Marcelo Figueras
Hace pocos días, por culpa de La joya de la familia, me puse a pensar en esas películas pequeñitas, maltratadas por la crítica o ninguneadas por la taquilla, que sin embargo se quedan a vivir con uno el resto de la vida. Hablo de esas películas cuyo mérito artístico quizás no podamos defender –al nivel de una obra maestra, por lo menos-, pero que de todas maneras nos han encantado, llegándonos al corazón. El domingo a mediodía, sin ir más lejos, me reencontré con una de ellas gracias a la televisión. Se llama Ladyhawke, y la dirigió Richard Donner en 1985, con Michelle Pfeiffer, Matthew Broderick y Rutger Hauer (el inolvidable Roy Batty de Blade Runner) en los papeles protagónicos.
Ladyhawke es una historia de amor con ribetes fantásticos, situada en una Europa medieval con algunos visos deliberadamente anacrónicos. En el centro están Etienne de Navarre (Hauer) y la dama Isabeau (Pfeiffer, pocas veces más bella), una pareja que se ha visto separada por una maldición. El obispo de Aquila (John Wood), enamorado de Isabeau y convencido de que nunca podrá tenerla, hace un pacto con el Diablo y hechiza a la pareja condenándola a una permanente separación. Por obra del maleficio, al caer el sol Navarre se convierte en un lobo negro. Y a su vez Isabeau, que conserva la forma humana tan sólo de noche, se convierte en un halcón al salir el sol. De esta manera, los enamorados pueden permanecer juntos pero sin consumar nunca su unión. Cuando Navarre es lobo, Isabeau es humana. Cuando Navarre es humano, Isabeau es un ave. Quien los ayudará a quebrar el sortilegio es el más improbable de los héroes: Philippe Gaston, conocido como ‘el Ratón’ (Broderick), un pícaro y ratero que escapa por los pelos de las mazmorras del Obispo y, conmovido por el dolor de la pareja, decide arriesgar su propio pellejo para ayudarlos a reencontrarse.

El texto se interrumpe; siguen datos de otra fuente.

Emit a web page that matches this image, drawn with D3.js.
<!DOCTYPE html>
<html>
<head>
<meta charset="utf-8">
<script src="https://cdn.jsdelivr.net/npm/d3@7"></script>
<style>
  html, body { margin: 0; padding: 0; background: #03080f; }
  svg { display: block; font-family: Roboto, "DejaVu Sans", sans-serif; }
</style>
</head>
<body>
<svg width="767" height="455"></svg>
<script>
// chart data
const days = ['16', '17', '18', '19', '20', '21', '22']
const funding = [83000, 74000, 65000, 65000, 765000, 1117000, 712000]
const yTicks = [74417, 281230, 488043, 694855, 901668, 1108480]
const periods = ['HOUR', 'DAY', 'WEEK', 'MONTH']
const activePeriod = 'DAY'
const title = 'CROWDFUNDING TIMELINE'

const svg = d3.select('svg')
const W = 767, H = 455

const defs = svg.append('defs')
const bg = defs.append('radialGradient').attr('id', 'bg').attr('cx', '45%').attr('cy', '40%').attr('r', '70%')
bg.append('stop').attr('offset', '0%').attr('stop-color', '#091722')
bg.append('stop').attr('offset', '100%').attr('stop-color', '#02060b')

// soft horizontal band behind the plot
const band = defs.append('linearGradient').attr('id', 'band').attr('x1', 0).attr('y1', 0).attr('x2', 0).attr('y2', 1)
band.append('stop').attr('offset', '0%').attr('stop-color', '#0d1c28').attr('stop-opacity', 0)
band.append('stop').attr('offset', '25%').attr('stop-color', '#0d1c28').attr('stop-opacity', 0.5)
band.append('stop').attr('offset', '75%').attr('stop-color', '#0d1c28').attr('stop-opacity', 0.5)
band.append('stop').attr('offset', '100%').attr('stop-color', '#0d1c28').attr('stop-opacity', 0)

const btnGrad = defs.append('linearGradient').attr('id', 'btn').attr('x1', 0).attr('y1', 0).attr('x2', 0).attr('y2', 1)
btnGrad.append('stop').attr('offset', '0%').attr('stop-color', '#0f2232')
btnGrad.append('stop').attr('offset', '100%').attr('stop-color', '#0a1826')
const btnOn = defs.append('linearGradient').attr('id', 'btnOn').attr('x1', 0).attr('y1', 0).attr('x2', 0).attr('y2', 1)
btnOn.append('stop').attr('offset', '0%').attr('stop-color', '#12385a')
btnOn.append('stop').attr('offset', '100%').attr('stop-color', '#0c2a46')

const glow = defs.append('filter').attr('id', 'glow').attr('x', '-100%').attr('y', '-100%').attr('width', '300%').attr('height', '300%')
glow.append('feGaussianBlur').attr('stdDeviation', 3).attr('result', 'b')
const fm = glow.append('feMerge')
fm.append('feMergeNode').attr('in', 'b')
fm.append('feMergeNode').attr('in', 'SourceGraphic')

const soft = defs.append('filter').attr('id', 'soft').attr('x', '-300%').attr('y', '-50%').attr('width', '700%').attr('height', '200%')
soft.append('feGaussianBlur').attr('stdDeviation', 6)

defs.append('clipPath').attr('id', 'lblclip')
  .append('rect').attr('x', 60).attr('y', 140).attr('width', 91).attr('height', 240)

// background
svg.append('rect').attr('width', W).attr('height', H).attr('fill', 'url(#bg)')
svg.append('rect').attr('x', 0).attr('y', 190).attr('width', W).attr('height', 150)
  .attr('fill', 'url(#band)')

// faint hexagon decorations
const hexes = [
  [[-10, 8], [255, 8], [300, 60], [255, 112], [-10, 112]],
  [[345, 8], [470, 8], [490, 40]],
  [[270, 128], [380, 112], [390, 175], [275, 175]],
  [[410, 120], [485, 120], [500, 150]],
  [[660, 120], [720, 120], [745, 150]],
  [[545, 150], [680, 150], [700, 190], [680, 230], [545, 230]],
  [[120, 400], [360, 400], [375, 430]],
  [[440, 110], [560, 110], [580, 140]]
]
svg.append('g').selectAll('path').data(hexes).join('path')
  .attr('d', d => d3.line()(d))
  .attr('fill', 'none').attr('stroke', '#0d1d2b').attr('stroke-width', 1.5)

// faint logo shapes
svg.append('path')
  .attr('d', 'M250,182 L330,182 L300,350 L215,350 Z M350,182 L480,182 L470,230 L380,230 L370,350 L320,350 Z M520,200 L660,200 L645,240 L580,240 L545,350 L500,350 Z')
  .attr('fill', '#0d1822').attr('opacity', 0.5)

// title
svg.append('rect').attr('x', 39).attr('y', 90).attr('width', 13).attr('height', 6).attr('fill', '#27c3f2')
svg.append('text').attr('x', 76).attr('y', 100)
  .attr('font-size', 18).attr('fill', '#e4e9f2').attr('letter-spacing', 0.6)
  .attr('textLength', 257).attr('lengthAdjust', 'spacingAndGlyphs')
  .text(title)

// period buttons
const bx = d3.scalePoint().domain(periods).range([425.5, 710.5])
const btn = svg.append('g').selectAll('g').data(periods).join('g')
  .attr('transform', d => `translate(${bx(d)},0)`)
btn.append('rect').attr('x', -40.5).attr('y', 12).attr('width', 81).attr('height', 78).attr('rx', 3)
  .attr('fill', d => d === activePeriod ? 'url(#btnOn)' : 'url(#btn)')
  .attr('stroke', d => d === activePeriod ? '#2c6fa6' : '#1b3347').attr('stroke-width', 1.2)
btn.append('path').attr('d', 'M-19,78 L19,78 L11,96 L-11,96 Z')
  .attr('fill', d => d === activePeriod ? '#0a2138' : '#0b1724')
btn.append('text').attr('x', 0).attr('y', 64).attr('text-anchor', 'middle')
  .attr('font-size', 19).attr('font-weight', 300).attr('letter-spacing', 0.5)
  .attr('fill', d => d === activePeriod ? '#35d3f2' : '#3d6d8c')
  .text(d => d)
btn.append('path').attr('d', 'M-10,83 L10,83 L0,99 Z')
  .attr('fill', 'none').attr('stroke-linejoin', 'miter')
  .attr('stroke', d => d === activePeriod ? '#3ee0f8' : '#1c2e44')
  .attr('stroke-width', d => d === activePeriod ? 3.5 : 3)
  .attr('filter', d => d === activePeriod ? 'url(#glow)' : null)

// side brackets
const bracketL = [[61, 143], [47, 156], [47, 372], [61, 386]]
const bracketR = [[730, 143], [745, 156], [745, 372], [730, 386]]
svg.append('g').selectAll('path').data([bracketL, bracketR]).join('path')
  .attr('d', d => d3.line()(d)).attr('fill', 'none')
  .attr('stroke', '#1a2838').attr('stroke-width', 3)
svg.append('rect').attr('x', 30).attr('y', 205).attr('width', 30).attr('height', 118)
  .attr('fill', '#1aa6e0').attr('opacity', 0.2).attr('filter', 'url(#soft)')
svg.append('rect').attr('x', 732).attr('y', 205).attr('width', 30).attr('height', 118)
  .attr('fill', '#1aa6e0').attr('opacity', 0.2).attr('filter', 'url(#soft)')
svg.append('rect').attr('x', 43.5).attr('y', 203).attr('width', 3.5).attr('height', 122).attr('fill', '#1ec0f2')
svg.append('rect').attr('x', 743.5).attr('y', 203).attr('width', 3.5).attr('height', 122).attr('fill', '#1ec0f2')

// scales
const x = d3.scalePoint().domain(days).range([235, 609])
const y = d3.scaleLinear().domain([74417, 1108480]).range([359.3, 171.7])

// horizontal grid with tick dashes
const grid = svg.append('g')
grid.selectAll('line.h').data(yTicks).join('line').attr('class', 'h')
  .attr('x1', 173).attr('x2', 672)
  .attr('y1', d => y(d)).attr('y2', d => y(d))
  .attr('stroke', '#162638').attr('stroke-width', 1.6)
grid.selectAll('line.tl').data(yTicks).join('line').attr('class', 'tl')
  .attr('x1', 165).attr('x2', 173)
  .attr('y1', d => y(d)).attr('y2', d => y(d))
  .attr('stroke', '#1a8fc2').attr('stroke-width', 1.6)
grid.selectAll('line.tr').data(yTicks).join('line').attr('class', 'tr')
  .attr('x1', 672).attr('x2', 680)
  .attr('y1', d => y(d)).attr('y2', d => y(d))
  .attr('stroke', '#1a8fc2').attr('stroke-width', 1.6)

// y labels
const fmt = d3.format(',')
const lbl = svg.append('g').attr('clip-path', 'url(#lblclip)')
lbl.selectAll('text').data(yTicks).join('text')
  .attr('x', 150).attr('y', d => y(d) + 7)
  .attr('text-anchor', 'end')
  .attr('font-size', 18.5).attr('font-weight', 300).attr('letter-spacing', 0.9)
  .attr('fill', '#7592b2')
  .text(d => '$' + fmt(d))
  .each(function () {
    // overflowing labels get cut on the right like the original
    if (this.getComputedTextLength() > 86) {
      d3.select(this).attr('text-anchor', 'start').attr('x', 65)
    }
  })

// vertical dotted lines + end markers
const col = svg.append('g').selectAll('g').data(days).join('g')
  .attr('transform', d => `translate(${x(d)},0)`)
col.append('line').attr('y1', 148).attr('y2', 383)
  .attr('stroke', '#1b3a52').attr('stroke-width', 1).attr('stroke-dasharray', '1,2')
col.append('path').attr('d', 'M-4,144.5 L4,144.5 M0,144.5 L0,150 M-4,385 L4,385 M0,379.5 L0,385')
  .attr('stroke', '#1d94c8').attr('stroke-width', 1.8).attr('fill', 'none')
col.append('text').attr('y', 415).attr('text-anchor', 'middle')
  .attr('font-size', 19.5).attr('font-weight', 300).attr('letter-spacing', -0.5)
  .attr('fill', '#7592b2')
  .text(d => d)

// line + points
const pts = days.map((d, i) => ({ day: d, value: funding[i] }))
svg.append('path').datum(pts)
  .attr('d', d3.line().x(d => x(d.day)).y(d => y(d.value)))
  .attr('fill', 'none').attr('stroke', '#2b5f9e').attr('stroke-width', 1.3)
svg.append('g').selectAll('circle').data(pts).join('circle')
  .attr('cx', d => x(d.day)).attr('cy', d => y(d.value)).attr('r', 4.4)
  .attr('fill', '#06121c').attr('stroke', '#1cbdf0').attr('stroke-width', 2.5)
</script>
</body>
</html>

Me gusta la inventiva de la anécdota, la química entre Hauer y Pfeiffer, la comedia que Broderick aporta. Me gustan el romance, los castillos, las espadas. Me gusta que el Obispo sea el villano. (Después de todo se trata de un prelado que trata de impedir la consumación de un amor que él mismo no puede permitirse, como tantos lo han hecho durante siglos.) Ni siquiera me molesta la música bien propia de los 80, compuesta por Andrew Powell, un frecuente colaborador de Alan Parsons; en algún sentido abrió el camino a relatos que explotaron la brecha, como A Knight’s Tale, que también era simpática, medieval y tenía canciones de Queen y de David Bowie en su banda sonora.

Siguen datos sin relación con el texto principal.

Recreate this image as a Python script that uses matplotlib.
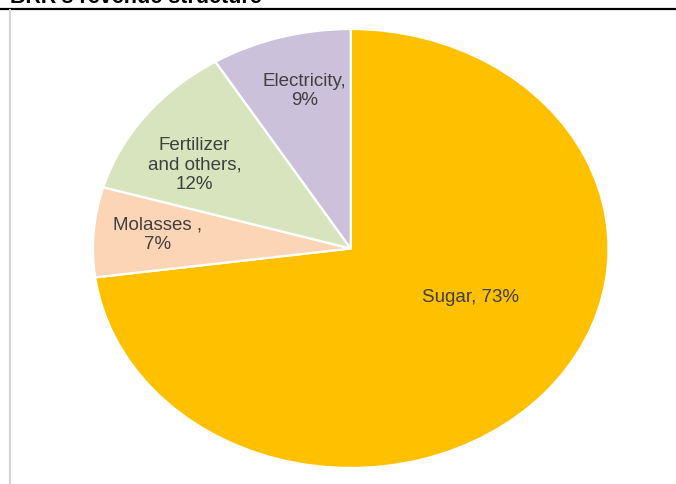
import matplotlib.pyplot as plt
from matplotlib.lines import Line2D

# DATA (shares, label text rounded like the original)
segments = ["Sugar", "Molasses ", "Fertilizer\nand others", "Electricity"]
shares = [72.9, 6.6, 11.7, 8.8]
colors = ["#FFC000", "#FBD5B5", "#D7E4BD", "#CCC1DA"]

# label anchor spots inside each wedge (axes data units, pie radius = 1)
label_pos = [(0.466, -0.221), (-0.750, 0.062), (-0.606, 0.380), (-0.179, 0.718)]
label_sep = [" ", "\n", "\n", "\n"]

plt.rcParams["font.family"] = ["Liberation Sans", "DejaVu Sans"]

fig = plt.figure(figsize=(6.76, 4.84), dpi=100)

# the original picture is stretched sideways, so the pie is an ellipse
ax = fig.add_axes([93 / 676, 16 / 484, 515.5 / 676, 439 / 484])
wedges, _ = ax.pie(shares, colors=colors, startangle=90, counterclock=False,
                   radius=1.0, wedgeprops=dict(edgecolor="white", linewidth=1.6))
ax.set_aspect("auto")
ax.set_xlim(-1, 1)
ax.set_ylim(-1, 1)
ax.axis("off")

for name, val, sep, (lx, ly) in zip(segments, shares, label_sep, label_pos):
    ax.text(lx, ly, f"{name},{sep}{round(val)}%", ha="center", va="center",
            fontsize=13.5, color="#404040", linespacing=1.2)

# title (cut off at the top in the original) and frame lines
fig.text(10 / 676, 1 - 3 / 484, "BRR's revenue structure", fontsize=15.5,
         fontweight="bold", color="black", va="baseline", ha="left")
fig.add_artist(Line2D([0, 1], [1 - 8.5 / 484, 1 - 8.5 / 484],
                      color="black", linewidth=1.6, transform=fig.transFigure))
fig.add_artist(Line2D([10 / 676, 10 / 676], [0, 1 - 10 / 484],
                      color="#D4D4D4", linewidth=1.5, transform=fig.transFigure))

fig.savefig("out.png", dpi=100)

Buena parte del mérito del filme debería ser atribuida al director Donner, que nunca fue manco. Tiene películas que me gustan mucho, como The Goonies, alguna de las de la serie de Lethal Weapon, la tristísima Radio Flyer y la reciente 16 Blocks, con la cual demostró que a los 76 años goza de buena salud. (Cuando era pequeño, lo admito, también me encantó Superman, que protagonizó por entonces Christopher Reeve y en efecto le producía al niño que uno era la sensación de volar.) Pero en fin, como suele ocurrir, cada filme es una resultante de múltiples variables además del talento del director, y en este caso es imposible soslayar que la historia original de Edward Khmara es maravillosa (¿quién puede permanecer impasible ante un amor tan bello y tan imposible?) y que los actores han brillado en sus roles como pocas veces.